Digestion

Vingt milliards, trente milliards, quarante, cinquante ? La Roue de la fortune hésite, bégaie. L'État est riche, l'individu est pauvre. L'individu doit se réjouir que l'État soit riche et diminue ses déficits. L'individu est toujours trop individualiste. On le lui répète beaucoup ces temps-ci. Ce moi est haïssable. Ne dites pas « Je », pensez « nous ». L'État, c'est nous. Le plus froid des monstres froids est au service de l'argent qui, comme dit Hegel, est « la vie mouvante en elle-même de ce qui est mort ».

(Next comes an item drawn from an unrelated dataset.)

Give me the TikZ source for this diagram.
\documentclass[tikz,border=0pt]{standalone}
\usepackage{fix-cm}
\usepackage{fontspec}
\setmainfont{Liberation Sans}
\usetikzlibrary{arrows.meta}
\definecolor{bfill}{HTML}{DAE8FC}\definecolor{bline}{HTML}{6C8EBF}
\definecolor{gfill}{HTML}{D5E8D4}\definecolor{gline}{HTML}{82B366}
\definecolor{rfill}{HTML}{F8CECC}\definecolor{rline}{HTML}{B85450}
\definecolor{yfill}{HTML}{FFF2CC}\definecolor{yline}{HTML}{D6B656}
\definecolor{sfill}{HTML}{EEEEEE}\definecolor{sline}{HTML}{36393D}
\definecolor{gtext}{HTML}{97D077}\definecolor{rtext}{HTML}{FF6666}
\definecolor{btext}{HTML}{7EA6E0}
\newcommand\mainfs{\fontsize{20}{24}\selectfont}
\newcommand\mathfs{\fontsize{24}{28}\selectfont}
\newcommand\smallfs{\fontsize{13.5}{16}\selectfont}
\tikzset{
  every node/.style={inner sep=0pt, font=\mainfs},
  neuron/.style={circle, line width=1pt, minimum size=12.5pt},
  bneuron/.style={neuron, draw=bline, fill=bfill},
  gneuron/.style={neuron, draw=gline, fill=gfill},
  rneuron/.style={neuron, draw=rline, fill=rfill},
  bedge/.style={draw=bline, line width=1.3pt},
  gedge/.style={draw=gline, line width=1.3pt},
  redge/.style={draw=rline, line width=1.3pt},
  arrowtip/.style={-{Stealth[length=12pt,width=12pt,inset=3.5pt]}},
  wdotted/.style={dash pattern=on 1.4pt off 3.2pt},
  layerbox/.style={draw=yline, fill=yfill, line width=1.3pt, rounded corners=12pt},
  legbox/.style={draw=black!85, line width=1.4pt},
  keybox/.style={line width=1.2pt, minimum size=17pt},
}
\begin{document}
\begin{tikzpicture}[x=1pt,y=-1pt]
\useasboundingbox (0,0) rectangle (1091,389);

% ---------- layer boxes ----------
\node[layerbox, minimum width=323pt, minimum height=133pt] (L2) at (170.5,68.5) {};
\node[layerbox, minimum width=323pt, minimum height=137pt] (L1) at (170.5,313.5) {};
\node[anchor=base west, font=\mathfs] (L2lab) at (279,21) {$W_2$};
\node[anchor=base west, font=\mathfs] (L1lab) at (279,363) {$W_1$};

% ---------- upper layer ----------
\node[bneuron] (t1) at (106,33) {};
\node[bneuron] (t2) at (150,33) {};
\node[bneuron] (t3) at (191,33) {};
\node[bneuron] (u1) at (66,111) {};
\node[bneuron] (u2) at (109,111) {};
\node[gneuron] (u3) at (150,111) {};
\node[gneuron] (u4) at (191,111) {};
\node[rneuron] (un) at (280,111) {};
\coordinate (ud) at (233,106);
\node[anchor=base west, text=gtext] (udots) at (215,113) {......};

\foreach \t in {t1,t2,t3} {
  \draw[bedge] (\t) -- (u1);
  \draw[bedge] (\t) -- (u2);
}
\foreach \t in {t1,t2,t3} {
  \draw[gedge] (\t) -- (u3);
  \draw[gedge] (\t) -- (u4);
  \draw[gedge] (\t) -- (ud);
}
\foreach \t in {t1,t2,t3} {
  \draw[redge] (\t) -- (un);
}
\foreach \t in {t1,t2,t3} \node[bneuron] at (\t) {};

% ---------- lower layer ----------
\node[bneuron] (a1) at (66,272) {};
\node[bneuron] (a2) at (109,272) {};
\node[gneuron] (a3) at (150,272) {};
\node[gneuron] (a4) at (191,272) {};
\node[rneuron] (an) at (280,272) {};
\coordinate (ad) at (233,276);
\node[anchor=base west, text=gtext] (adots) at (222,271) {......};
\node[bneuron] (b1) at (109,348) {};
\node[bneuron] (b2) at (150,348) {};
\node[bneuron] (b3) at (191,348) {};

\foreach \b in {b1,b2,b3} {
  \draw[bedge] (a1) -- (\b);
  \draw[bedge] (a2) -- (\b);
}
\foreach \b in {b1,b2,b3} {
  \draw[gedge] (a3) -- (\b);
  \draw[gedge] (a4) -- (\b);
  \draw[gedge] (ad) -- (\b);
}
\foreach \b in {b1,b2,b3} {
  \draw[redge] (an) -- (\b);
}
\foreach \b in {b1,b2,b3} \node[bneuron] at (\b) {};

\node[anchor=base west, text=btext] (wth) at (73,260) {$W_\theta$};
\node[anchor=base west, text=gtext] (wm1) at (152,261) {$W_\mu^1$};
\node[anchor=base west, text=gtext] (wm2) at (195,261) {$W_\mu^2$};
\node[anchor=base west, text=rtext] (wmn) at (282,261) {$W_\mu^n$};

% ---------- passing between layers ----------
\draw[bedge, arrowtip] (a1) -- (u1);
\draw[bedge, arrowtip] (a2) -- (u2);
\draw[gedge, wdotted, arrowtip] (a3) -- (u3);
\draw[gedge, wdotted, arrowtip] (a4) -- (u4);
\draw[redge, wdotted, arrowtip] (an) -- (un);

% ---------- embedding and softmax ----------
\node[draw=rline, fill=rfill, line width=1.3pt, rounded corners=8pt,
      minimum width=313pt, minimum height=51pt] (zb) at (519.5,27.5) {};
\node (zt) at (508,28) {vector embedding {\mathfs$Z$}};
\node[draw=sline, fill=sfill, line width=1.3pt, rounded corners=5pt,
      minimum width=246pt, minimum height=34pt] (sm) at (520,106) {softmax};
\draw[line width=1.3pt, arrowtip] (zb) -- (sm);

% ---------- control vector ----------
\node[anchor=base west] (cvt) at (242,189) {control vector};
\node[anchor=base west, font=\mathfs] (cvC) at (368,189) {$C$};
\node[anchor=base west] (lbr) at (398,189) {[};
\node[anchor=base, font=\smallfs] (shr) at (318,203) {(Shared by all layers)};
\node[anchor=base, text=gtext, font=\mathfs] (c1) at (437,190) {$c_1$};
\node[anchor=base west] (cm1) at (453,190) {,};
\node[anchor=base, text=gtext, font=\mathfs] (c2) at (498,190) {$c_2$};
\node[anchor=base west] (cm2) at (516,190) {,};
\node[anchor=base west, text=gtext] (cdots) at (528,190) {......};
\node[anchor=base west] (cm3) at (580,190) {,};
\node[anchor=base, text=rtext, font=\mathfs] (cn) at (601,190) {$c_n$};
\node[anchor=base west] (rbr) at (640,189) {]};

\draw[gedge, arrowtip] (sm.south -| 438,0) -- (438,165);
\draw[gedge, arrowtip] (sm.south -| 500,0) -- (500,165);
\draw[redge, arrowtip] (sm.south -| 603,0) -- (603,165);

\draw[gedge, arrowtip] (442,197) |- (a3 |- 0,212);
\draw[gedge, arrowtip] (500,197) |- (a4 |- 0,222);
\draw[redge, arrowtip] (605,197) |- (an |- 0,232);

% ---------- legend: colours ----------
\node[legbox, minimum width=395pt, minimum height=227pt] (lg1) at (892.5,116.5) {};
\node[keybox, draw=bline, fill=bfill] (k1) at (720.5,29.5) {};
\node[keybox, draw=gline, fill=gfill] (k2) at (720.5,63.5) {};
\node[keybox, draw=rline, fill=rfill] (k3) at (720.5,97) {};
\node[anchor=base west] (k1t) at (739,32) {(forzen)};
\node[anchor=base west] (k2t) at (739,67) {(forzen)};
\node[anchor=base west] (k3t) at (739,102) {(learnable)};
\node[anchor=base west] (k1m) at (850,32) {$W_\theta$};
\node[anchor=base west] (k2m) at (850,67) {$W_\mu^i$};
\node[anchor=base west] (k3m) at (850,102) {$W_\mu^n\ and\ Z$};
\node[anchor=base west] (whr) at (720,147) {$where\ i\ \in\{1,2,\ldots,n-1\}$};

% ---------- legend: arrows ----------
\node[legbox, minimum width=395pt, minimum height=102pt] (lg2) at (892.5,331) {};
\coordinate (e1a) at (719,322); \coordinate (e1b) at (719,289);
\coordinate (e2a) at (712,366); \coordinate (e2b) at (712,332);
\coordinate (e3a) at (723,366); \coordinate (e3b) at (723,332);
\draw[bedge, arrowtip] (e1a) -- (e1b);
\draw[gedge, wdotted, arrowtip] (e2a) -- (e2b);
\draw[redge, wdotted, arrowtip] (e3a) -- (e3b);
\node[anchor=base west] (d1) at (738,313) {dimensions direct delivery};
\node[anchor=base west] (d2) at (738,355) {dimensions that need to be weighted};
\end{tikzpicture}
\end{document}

On s'indigne bien haut de la course aux profits, mais le cirque de la dévastation n'est pas près de finir. Après l'Atlantique au fioul, voici le Danube au cyanure. La langue de porc me paraît douteuse. La rillette ne me dit rien qui vaille, le saumon fumé non plus. Ce poisson ne vient-il pas du Danube ? N'aurons-nous pas, bientôt, Dieu sait comment, le spectacle désolant d'une Seine à la strychnine ? D'un Rhône à la mort-aux-rats ? Certes, les marchés financiers veillent, il ne faudra pas dépasser les doses prescrites. Mais tout de même, je suis inquiet.

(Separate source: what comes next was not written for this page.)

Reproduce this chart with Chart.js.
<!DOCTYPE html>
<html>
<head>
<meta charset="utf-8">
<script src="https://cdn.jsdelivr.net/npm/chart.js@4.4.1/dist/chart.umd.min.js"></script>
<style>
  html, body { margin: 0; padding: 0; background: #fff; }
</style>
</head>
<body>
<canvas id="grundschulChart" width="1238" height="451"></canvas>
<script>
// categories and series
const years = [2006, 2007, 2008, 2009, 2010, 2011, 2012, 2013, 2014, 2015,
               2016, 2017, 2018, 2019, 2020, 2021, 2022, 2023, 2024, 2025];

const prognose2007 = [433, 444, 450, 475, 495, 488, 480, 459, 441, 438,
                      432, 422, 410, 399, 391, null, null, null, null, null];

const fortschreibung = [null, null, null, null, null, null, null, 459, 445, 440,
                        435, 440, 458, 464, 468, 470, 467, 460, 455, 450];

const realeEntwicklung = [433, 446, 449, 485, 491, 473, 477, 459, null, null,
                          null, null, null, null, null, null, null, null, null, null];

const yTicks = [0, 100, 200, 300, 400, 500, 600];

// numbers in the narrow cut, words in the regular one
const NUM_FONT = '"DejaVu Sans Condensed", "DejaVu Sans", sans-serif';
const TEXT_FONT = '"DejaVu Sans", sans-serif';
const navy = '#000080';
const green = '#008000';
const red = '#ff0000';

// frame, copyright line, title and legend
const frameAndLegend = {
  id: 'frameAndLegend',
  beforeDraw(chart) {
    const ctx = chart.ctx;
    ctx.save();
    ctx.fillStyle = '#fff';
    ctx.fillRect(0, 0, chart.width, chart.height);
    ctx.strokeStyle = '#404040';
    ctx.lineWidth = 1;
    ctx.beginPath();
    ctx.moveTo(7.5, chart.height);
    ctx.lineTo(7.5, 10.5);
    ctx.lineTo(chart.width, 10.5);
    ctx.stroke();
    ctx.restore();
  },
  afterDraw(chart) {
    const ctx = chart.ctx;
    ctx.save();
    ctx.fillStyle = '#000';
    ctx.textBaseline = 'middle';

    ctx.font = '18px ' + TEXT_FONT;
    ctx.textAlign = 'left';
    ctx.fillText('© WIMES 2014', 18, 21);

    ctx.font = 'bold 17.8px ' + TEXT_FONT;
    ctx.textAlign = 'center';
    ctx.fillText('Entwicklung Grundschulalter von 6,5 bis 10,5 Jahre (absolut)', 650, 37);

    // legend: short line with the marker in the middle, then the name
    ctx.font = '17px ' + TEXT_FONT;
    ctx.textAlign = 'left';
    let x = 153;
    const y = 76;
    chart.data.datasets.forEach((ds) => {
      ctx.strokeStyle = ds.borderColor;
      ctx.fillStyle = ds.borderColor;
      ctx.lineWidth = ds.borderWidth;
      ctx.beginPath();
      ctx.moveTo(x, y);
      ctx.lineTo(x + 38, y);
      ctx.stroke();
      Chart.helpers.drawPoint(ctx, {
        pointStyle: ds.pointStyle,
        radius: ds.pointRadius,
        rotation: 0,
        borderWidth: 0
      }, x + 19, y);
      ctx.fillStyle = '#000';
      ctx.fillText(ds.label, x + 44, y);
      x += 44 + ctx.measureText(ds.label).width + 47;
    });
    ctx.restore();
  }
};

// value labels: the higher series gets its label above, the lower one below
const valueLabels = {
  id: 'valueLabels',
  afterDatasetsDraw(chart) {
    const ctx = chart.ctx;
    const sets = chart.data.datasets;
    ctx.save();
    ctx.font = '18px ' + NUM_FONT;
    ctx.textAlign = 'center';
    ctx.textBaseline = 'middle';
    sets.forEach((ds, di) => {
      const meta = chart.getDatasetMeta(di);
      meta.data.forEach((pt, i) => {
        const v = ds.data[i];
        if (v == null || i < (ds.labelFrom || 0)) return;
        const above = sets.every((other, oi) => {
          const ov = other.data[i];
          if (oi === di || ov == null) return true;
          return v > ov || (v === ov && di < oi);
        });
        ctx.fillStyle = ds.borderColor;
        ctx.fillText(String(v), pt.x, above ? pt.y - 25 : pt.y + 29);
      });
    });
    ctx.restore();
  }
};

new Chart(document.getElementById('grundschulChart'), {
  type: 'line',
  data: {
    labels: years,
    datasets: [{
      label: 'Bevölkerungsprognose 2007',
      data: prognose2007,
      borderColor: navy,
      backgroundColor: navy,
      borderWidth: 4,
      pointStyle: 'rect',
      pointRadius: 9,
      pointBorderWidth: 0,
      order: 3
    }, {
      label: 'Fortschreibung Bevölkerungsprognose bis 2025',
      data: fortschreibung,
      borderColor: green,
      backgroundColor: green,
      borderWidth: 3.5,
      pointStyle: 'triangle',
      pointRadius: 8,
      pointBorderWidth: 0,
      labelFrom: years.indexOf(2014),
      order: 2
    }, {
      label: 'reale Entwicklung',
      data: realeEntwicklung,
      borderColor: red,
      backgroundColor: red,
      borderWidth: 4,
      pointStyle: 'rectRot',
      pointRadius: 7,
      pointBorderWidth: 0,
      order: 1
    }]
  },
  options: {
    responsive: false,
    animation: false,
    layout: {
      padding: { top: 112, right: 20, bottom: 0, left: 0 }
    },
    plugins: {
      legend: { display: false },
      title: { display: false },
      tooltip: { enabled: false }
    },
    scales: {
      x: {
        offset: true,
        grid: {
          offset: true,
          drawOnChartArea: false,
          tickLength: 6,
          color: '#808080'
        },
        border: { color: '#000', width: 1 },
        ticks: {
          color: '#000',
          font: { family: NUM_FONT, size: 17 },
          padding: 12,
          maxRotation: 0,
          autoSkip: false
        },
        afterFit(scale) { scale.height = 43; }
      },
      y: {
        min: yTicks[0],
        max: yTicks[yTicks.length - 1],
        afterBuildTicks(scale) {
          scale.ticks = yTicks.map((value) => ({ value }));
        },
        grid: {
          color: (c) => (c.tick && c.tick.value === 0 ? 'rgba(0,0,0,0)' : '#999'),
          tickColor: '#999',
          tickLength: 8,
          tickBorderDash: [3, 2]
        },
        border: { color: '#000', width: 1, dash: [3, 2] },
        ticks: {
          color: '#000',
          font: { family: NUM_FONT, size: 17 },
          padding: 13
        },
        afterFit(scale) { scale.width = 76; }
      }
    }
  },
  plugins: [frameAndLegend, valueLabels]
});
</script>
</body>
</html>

M. et Mme Davos ont donné un cocktail splendide pour célébrer leurs nouveaux ordinateurs interactifs et, comme le dit le slogan affiché ces jours-ci sur les murs de Paris : « Être interactif ou ne plus être. » Voilà ce qui s'appelle relooker Hamlet. Des banques n'hésitent pas à proposer l'image attrayante de Marx fumant un gros cigare, de Mao avec un chapeau melon, très content de lui, très « City ». M. et Mme Davos ont déploré que quelques énergumènes, dehors, cassent un McDonald's. Heureusement, les photographes étaient là. On a proposé aux manifestants de venir prendre à l'intérieur une coupe de champagne. Rien à faire, ils ont refusé. Ces gens sont butés, les meneurs étaient d'ailleurs déjà à Seattle. Allons, ce n'est pas grave, eux aussi seront digérés. Des émeutes racistes en Espagne ? Dominique Voynet légèrement mazoutée ? Le programme de Cohn-Bendit ? La célébration du martyre de Giordano Bruno à Rome ? Digestion, digestion.